For this film, Russell called upon the talents of Christian Bale, Bradley Cooper, Amy Adams and Jennifer Lawrence. This film has received praise from critics and is up for a total of 10 Oscars, including Best Picture. Is the film worthy of the nomination though?
Out of the nine films that have received Best Picture nominations, “American Hustle,” is by far the messiest when it comes to structure. It starts off strong, but quickly loses its way as it over-complicates the plot.
The film begins with a flash-forward of the three main characters in the process of making a deal with one of the many politicians on their list. In this scene the audience gets a sense of who the characters are, as well as what the tone of the movie will be.
The movie then jumps back and explains everything that has led up to that point; this is where the film’s problems arise. We get the backstory of how Bale and Adam’s characters met, and how they transitioned from conning shady businessmen into helping the FBI trap politicians. Instead of focusing on one particular character however, the film swaps narrators which contributes to the jumbled mess of explaining what exactly is going on.
There’s nothing wrong with this technique, but the way it was used in “American Hustle” just didn’t fit. It tried to progress the story through different angles, which over-complicated an already hard to follow story.

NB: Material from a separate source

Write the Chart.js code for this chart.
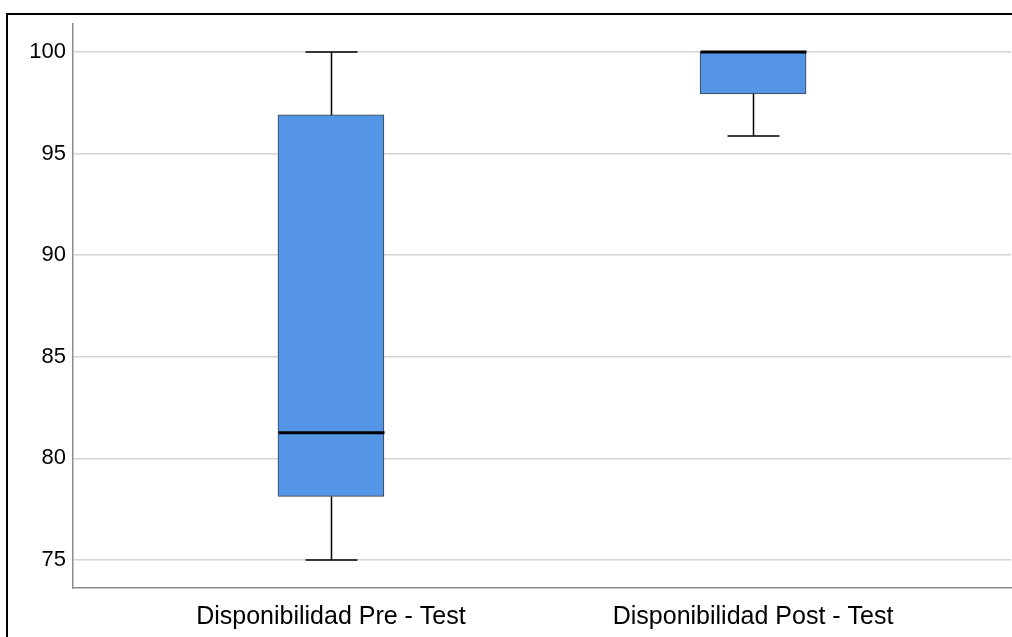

It was so over-done that it took away from the big finale.
Despite “American Hustle’s” stumbles, it had several things that worked.
The one that stands out is the cast that Russell was able to assemble.
The chemistry they have throughout the film creates a very charming and exciting environment.
You may not know what’s going on half the time, but the interactions and mannerisms of the performances make up for it.
“American Hustle” is a good period piece and a good film, but it doesn’t live up to the high expectations the Best Picture category holds.